## START Exercise material
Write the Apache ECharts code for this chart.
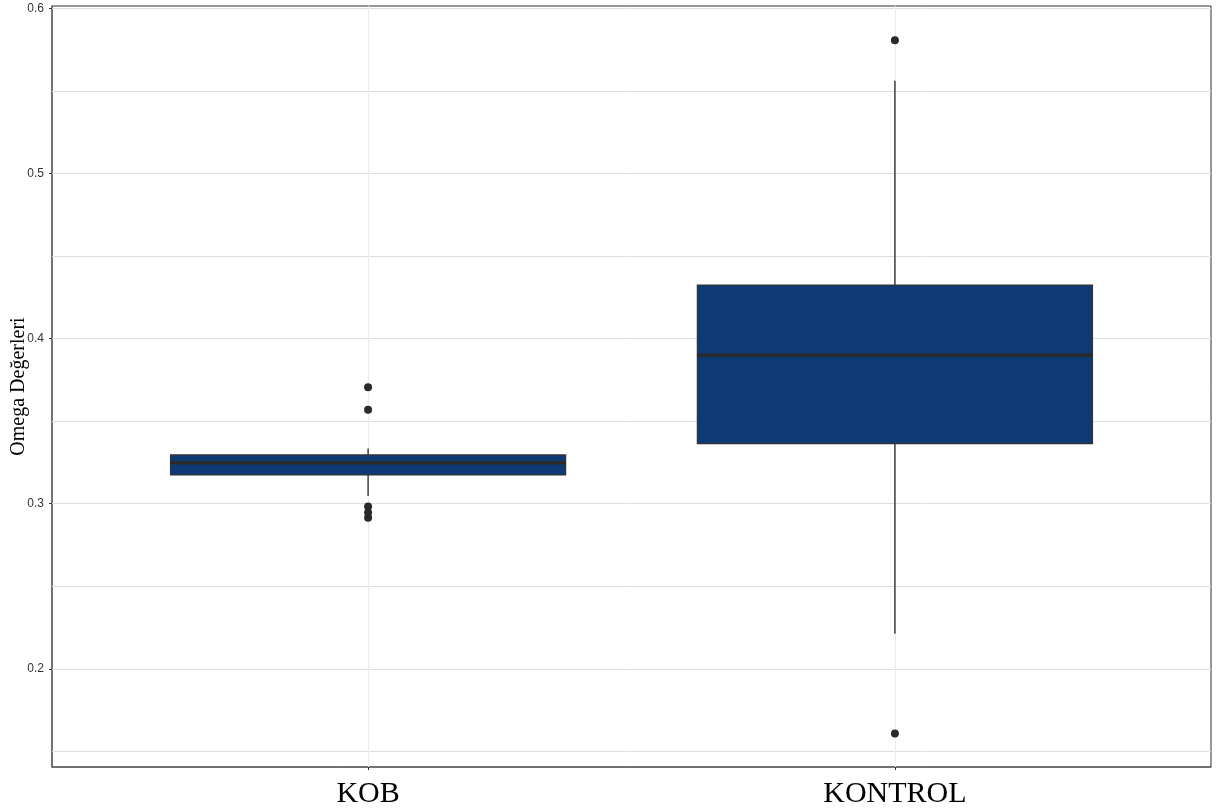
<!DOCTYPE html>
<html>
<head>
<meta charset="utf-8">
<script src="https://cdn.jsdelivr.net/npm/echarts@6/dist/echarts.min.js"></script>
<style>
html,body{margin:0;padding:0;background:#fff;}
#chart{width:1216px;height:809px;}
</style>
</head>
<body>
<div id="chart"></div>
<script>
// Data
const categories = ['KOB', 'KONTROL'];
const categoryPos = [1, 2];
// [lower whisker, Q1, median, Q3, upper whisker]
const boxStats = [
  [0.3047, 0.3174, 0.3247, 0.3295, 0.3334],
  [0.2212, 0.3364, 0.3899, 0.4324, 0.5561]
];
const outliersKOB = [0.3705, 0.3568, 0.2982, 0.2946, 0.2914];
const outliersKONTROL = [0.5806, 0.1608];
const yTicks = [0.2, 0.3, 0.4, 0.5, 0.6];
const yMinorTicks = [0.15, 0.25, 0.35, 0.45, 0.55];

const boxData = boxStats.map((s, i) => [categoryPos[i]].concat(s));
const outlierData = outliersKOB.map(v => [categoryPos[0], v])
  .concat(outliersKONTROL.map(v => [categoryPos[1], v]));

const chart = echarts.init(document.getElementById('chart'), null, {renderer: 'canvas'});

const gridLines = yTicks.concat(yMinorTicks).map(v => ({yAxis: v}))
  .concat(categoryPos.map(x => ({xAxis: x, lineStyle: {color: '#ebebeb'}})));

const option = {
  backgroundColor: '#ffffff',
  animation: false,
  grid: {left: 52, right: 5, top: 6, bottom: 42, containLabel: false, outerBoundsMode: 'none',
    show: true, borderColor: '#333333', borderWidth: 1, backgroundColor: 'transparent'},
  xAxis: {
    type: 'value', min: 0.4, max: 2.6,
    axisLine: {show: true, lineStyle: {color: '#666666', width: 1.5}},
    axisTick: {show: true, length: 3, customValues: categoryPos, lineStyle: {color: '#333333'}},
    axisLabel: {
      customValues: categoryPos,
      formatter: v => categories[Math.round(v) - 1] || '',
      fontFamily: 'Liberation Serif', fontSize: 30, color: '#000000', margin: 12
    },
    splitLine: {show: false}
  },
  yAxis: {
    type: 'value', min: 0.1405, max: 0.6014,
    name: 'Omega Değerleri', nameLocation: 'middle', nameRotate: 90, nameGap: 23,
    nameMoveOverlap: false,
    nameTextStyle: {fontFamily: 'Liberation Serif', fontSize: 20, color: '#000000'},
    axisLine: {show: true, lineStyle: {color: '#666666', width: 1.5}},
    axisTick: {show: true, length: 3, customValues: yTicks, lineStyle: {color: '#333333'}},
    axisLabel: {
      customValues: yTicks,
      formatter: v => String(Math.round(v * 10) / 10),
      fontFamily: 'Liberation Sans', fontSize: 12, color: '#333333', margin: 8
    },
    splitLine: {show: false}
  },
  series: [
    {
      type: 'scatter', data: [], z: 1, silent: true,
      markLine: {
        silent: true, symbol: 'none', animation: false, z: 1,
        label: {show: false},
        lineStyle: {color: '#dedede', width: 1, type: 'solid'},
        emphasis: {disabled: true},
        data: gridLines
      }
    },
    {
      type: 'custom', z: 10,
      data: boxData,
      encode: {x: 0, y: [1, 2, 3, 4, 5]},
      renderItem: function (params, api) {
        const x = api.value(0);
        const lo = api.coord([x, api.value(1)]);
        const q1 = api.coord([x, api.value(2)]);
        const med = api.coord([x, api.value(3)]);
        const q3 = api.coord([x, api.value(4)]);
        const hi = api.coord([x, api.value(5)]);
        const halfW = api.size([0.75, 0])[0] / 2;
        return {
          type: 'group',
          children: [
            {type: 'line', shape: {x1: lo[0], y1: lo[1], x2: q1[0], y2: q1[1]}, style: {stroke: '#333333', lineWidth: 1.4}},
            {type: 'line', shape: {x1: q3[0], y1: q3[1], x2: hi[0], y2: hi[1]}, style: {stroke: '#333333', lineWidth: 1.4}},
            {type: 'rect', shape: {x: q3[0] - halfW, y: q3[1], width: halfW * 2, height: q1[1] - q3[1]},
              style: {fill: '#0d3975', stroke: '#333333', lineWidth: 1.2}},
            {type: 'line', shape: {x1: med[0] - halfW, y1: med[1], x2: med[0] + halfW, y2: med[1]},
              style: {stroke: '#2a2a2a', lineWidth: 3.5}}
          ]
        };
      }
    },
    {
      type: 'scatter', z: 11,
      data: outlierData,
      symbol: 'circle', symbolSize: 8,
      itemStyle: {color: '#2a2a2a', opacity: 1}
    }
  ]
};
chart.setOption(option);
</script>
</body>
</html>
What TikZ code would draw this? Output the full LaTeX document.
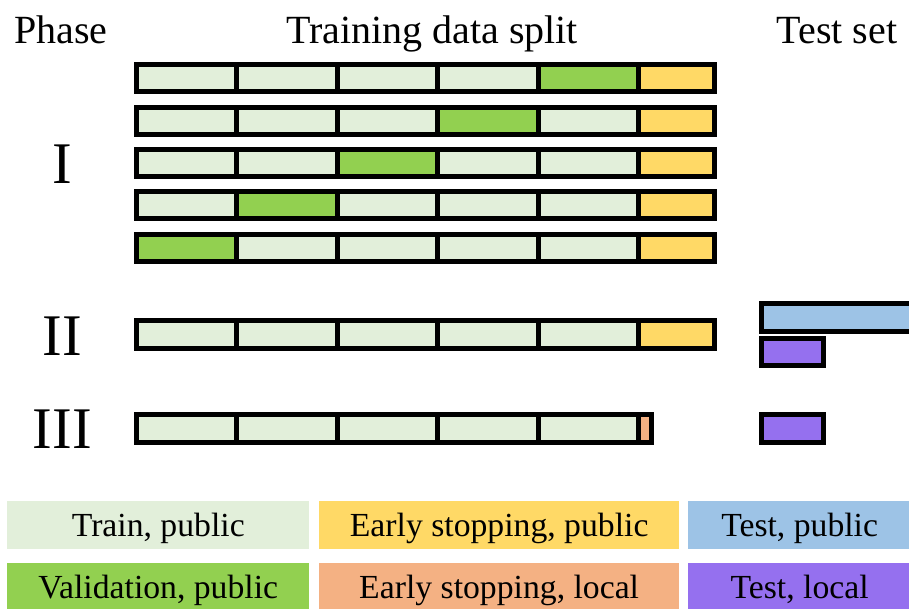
## END Exercise material
Instructions for the task: Return the material exactly as given, apart from the pictures.

Result of the exercise:
Write the Apache ECharts code for this chart.
<!DOCTYPE html>
<html>
<head>
<meta charset="utf-8">
<script src="https://cdn.jsdelivr.net/npm/echarts@6/dist/echarts.min.js"></script>
<style>
html,body{margin:0;padding:0;background:#fff;}
#chart{width:1216px;height:809px;}
</style>
</head>
<body>
<div id="chart"></div>
<script>
// Data
const categories = ['KOB', 'KONTROL'];
const categoryPos = [1, 2];
// [lower whisker, Q1, median, Q3, upper whisker]
const boxStats = [
  [0.3047, 0.3174, 0.3247, 0.3295, 0.3334],
  [0.2212, 0.3364, 0.3899, 0.4324, 0.5561]
];
const outliersKOB = [0.3705, 0.3568, 0.2982, 0.2946, 0.2914];
const outliersKONTROL = [0.5806, 0.1608];
const yTicks = [0.2, 0.3, 0.4, 0.5, 0.6];
const yMinorTicks = [0.15, 0.25, 0.35, 0.45, 0.55];

const boxData = boxStats.map((s, i) => [categoryPos[i]].concat(s));
const outlierData = outliersKOB.map(v => [categoryPos[0], v])
  .concat(outliersKONTROL.map(v => [categoryPos[1], v]));

const chart = echarts.init(document.getElementById('chart'), null, {renderer: 'canvas'});

const gridLines = yTicks.concat(yMinorTicks).map(v => ({yAxis: v}))
  .concat(categoryPos.map(x => ({xAxis: x, lineStyle: {color: '#ebebeb'}})));

const option = {
  backgroundColor: '#ffffff',
  animation: false,
  grid: {left: 52, right: 5, top: 6, bottom: 42, containLabel: false, outerBoundsMode: 'none',
    show: true, borderColor: '#333333', borderWidth: 1, backgroundColor: 'transparent'},
  xAxis: {
    type: 'value', min: 0.4, max: 2.6,
    axisLine: {show: true, lineStyle: {color: '#666666', width: 1.5}},
    axisTick: {show: true, length: 3, customValues: categoryPos, lineStyle: {color: '#333333'}},
    axisLabel: {
      customValues: categoryPos,
      formatter: v => categories[Math.round(v) - 1] || '',
      fontFamily: 'Liberation Serif', fontSize: 30, color: '#000000', margin: 12
    },
    splitLine: {show: false}
  },
  yAxis: {
    type: 'value', min: 0.1405, max: 0.6014,
    name: 'Omega Değerleri', nameLocation: 'middle', nameRotate: 90, nameGap: 23,
    nameMoveOverlap: false,
    nameTextStyle: {fontFamily: 'Liberation Serif', fontSize: 20, color: '#000000'},
    axisLine: {show: true, lineStyle: {color: '#666666', width: 1.5}},
    axisTick: {show: true, length: 3, customValues: yTicks, lineStyle: {color: '#333333'}},
    axisLabel: {
      customValues: yTicks,
      formatter: v => String(Math.round(v * 10) / 10),
      fontFamily: 'Liberation Sans', fontSize: 12, color: '#333333', margin: 8
    },
    splitLine: {show: false}
  },
  series: [
    {
      type: 'scatter', data: [], z: 1, silent: true,
      markLine: {
        silent: true, symbol: 'none', animation: false, z: 1,
        label: {show: false},
        lineStyle: {color: '#dedede', width: 1, type: 'solid'},
        emphasis: {disabled: true},
        data: gridLines
      }
    },
    {
      type: 'custom', z: 10,
      data: boxData,
      encode: {x: 0, y: [1, 2, 3, 4, 5]},
      renderItem: function (params, api) {
        const x = api.value(0);
        const lo = api.coord([x, api.value(1)]);
        const q1 = api.coord([x, api.value(2)]);
        const med = api.coord([x, api.value(3)]);
        const q3 = api.coord([x, api.value(4)]);
        const hi = api.coord([x, api.value(5)]);
        const halfW = api.size([0.75, 0])[0] / 2;
        return {
          type: 'group',
          children: [
            {type: 'line', shape: {x1: lo[0], y1: lo[1], x2: q1[0], y2: q1[1]}, style: {stroke: '#333333', lineWidth: 1.4}},
            {type: 'line', shape: {x1: q3[0], y1: q3[1], x2: hi[0], y2: hi[1]}, style: {stroke: '#333333', lineWidth: 1.4}},
            {type: 'rect', shape: {x: q3[0] - halfW, y: q3[1], width: halfW * 2, height: q1[1] - q3[1]},
              style: {fill: '#0d3975', stroke: '#333333', lineWidth: 1.2}},
            {type: 'line', shape: {x1: med[0] - halfW, y1: med[1], x2: med[0] + halfW, y2: med[1]},
              style: {stroke: '#2a2a2a', lineWidth: 3.5}}
          ]
        };
      }
    },
    {
      type: 'scatter', z: 11,
      data: outlierData,
      symbol: 'circle', symbolSize: 8,
      itemStyle: {color: '#2a2a2a', opacity: 1}
    }
  ]
};
chart.setOption(option);
</script>
</body>
</html>
What TikZ code would draw this? Output the full LaTeX document.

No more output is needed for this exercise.